|Date(s):||October 12, 1821|
|Course:||“Rise And Fall of the Slave South,” University of Virginia|
The evangelical explosion weaved and cemented itself through the South during the 18th century. Hundreds of thousands of Southerners followed the flourishing Christian principals, and Iveson L. Brookes was no different. He encountered the tenants of the Baptist tradition and became a devout follower. Brookes completed his coursework from the University of North Carolina in 1819 and spread the Baptist gospel throughout the South for numerous years thereafter. In October 1821, William Williams, an administrator at Eatonton Academy, requested that Brookes become the school's rector. Williams's letter to Brookes detailed the amount the Board of Trustees planned to pay him, the daily schedule of the school throughout the year, the meeting times of the surrounding Baptist churches, and Brookes' responsibility as a teacher, preacher, and rector of the school.

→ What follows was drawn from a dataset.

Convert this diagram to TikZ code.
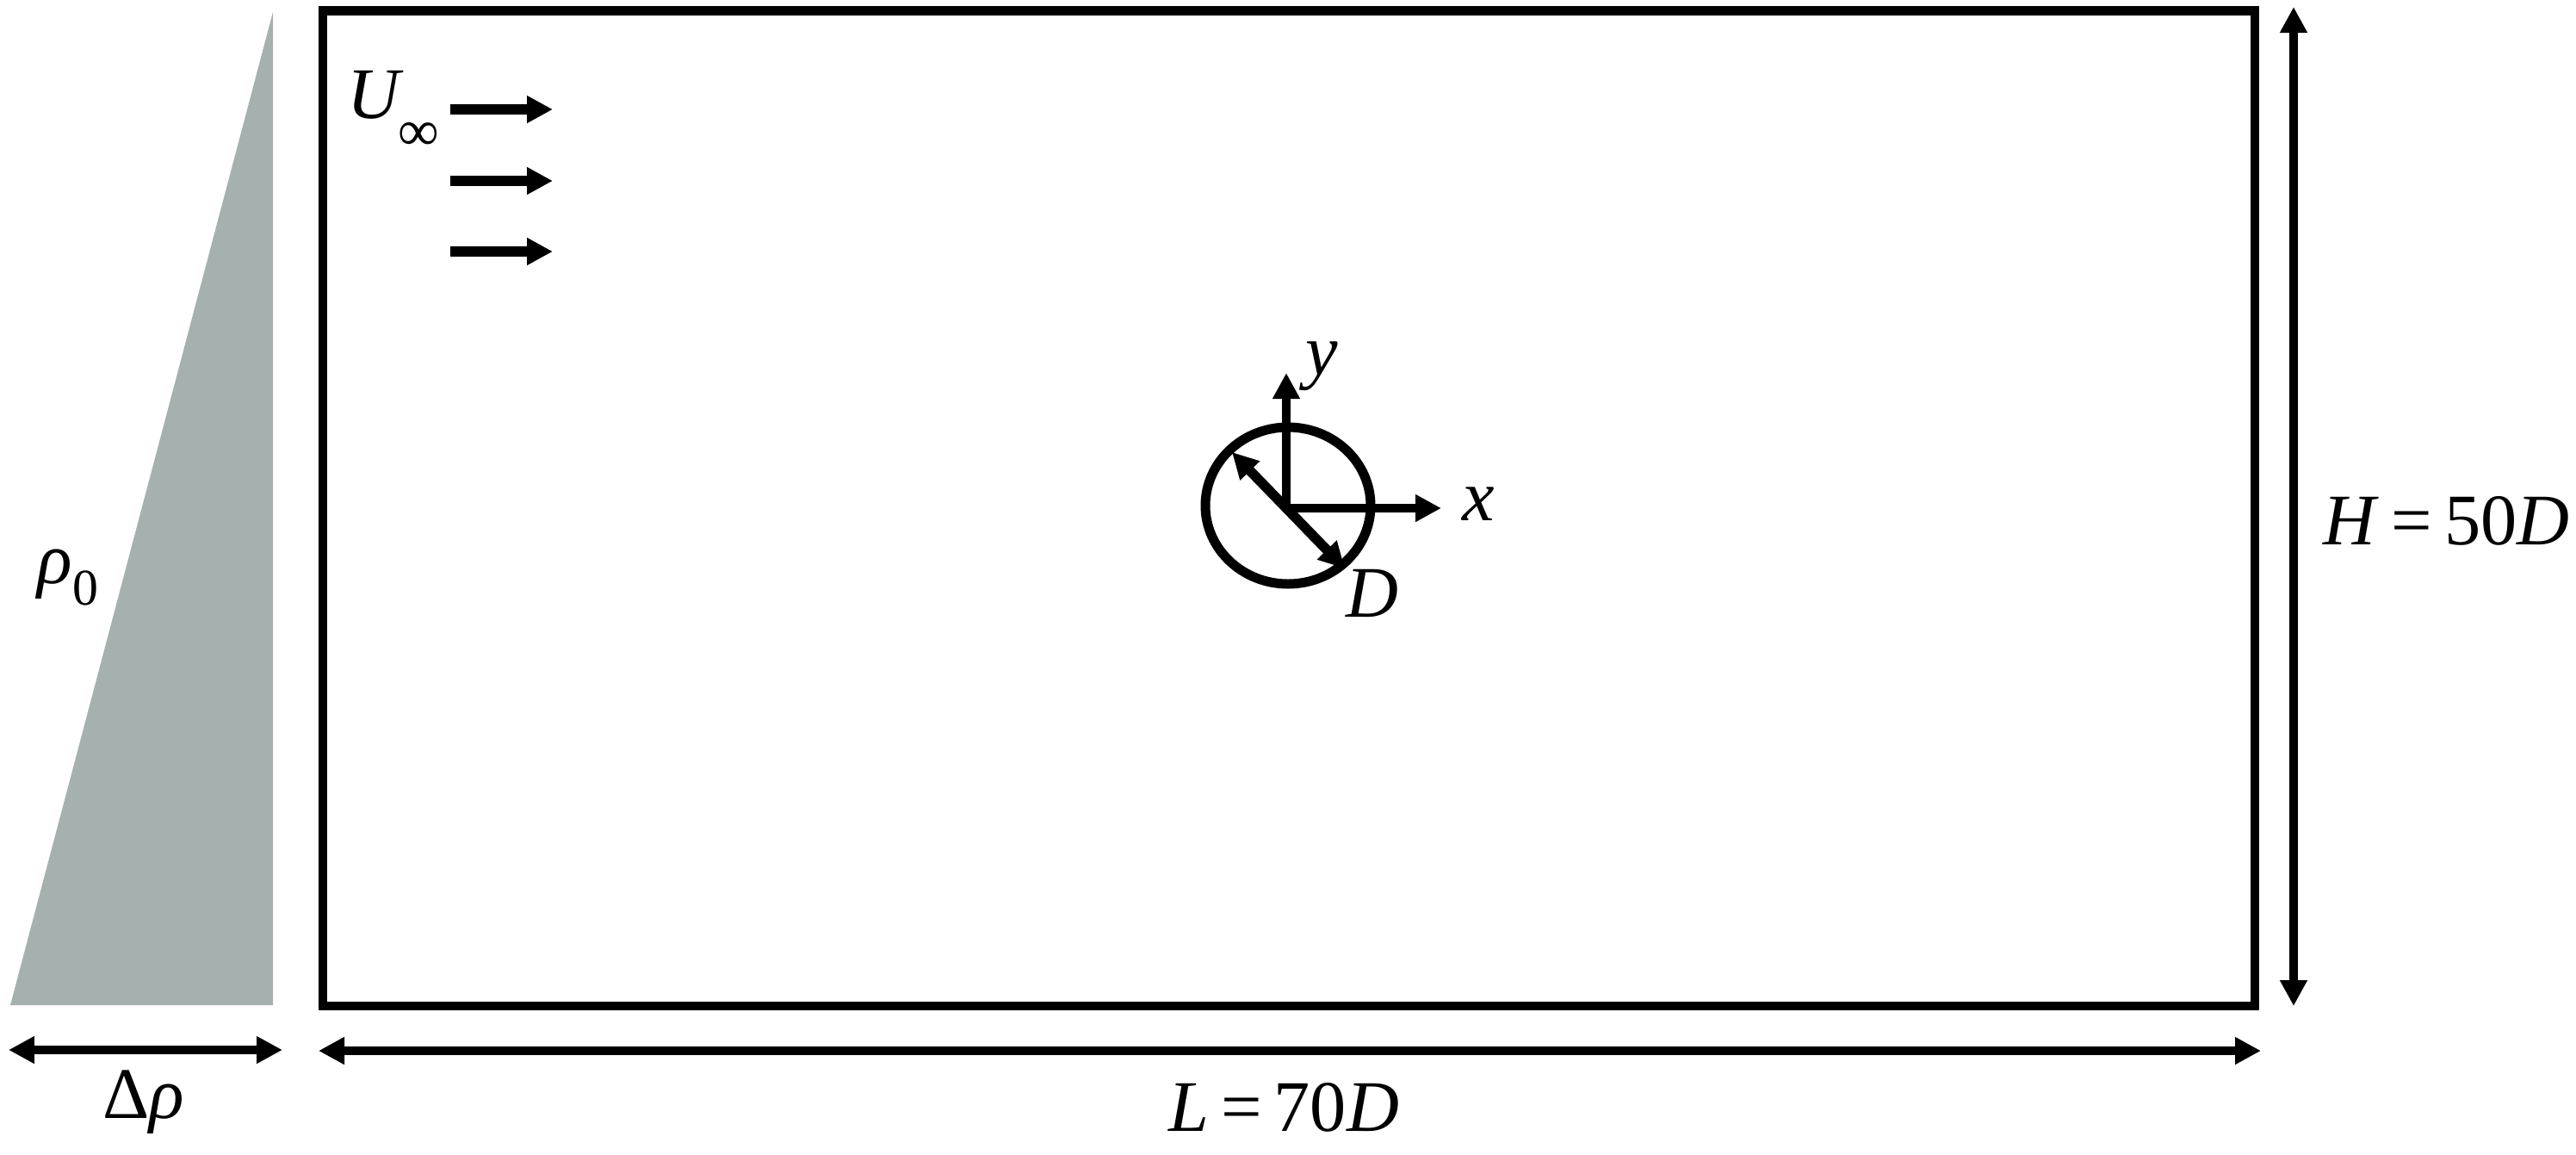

Because of the intensification of the importance of religion in the South, southern schools searched for dedicated and religious men as additions to their teaching staff. As Williams wrote to Brookes, he described the surrounding area as boasting four or five churches within 7 miles of Eatonton Academy. Baptist missionary fervor and unremitting evangelicalism had greatly expanded since the Baptists widened their outreach in the late eighteenth Century. Additionally, the religion developed because of its national view, appeal throughout all socioeconomic classes, and advocacy for the separation of church and state and religious freedom. Moreover, Baptist leaders spread religion and culture throughout the nation, and they knew that education was the most direct route. They created Baptist colleges and urged actions like that of Mr. Williams. Many Baptists, like Brookes, developed a missionary zeal and spread the word of God throughout the region. He committed himself to the Baptist theology, and Eatonton Academy wanted his services.
Educational standards had also reached a critical point in the Georgia Piedmont. Private, secondary school education developed a regimented, organized structure. The board of trustees stood at the top echelon of the composition, and it designated teachers' salaries and recommended faculty and administrative appointments. The full-time faculty and administration positioned themselves on the next rung, and then the students. Administrators detailed each day meticulously in order to provide structure for the community, with between five and a half and seven hours of class each day, depending on the semester.